§ Data lines
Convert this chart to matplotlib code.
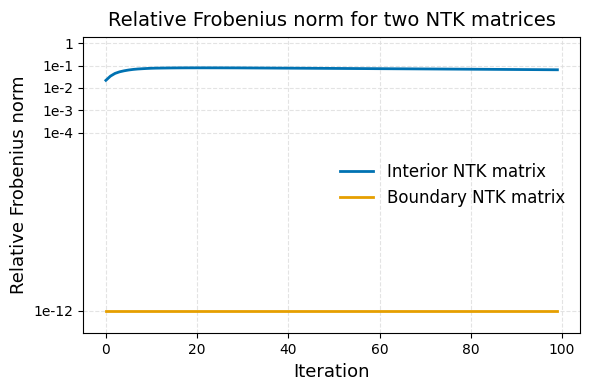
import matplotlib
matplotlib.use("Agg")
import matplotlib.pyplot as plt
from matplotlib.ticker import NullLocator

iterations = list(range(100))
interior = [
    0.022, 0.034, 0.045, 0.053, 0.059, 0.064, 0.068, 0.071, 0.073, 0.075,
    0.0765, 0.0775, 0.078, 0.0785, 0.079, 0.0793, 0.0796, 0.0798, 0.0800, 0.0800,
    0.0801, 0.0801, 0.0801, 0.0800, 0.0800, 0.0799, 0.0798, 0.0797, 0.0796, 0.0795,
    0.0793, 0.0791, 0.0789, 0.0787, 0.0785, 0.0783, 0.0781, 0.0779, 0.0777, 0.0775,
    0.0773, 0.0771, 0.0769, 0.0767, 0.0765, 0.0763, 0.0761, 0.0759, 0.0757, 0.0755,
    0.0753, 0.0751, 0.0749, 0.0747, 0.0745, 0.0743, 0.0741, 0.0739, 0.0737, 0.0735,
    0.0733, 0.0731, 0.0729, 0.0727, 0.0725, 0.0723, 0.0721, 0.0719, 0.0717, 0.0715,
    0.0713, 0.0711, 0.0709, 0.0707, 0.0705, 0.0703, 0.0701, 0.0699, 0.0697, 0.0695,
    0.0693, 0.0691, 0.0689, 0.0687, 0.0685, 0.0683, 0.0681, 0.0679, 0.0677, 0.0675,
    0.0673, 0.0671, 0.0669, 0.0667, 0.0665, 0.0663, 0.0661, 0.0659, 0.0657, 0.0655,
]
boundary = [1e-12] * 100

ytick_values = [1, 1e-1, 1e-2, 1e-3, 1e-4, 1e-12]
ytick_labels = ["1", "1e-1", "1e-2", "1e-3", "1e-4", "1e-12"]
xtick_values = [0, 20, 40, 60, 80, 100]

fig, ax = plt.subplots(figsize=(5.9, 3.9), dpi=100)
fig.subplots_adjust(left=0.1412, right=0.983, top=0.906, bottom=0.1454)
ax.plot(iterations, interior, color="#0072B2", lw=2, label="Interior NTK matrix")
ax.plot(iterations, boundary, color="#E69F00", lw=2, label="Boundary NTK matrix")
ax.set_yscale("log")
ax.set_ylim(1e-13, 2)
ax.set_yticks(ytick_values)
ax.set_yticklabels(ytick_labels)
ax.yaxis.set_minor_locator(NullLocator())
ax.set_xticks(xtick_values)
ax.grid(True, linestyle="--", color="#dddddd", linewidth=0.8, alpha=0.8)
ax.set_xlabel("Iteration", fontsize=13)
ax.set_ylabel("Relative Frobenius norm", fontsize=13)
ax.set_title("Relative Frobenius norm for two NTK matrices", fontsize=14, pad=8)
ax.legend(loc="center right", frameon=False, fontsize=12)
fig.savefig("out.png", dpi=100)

§ What you should do
Omit the pictures, then repeat exactly each line from the beginning of the listing through the line with "boundary = [1e-12] * 100".

§ Response
Convert this chart to matplotlib code.
import matplotlib
matplotlib.use("Agg")
import matplotlib.pyplot as plt
from matplotlib.ticker import NullLocator

iterations = list(range(100))
interior = [
    0.022, 0.034, 0.045, 0.053, 0.059, 0.064, 0.068, 0.071, 0.073, 0.075,
    0.0765, 0.0775, 0.078, 0.0785, 0.079, 0.0793, 0.0796, 0.0798, 0.0800, 0.0800,
    0.0801, 0.0801, 0.0801, 0.0800, 0.0800, 0.0799, 0.0798, 0.0797, 0.0796, 0.0795,
    0.0793, 0.0791, 0.0789, 0.0787, 0.0785, 0.0783, 0.0781, 0.0779, 0.0777, 0.0775,
    0.0773, 0.0771, 0.0769, 0.0767, 0.0765, 0.0763, 0.0761, 0.0759, 0.0757, 0.0755,
    0.0753, 0.0751, 0.0749, 0.0747, 0.0745, 0.0743, 0.0741, 0.0739, 0.0737, 0.0735,
    0.0733, 0.0731, 0.0729, 0.0727, 0.0725, 0.0723, 0.0721, 0.0719, 0.0717, 0.0715,
    0.0713, 0.0711, 0.0709, 0.0707, 0.0705, 0.0703, 0.0701, 0.0699, 0.0697, 0.0695,
    0.0693, 0.0691, 0.0689, 0.0687, 0.0685, 0.0683, 0.0681, 0.0679, 0.0677, 0.0675,
    0.0673, 0.0671, 0.0669, 0.0667, 0.0665, 0.0663, 0.0661, 0.0659, 0.0657, 0.0655,
]
boundary = [1e-12] * 100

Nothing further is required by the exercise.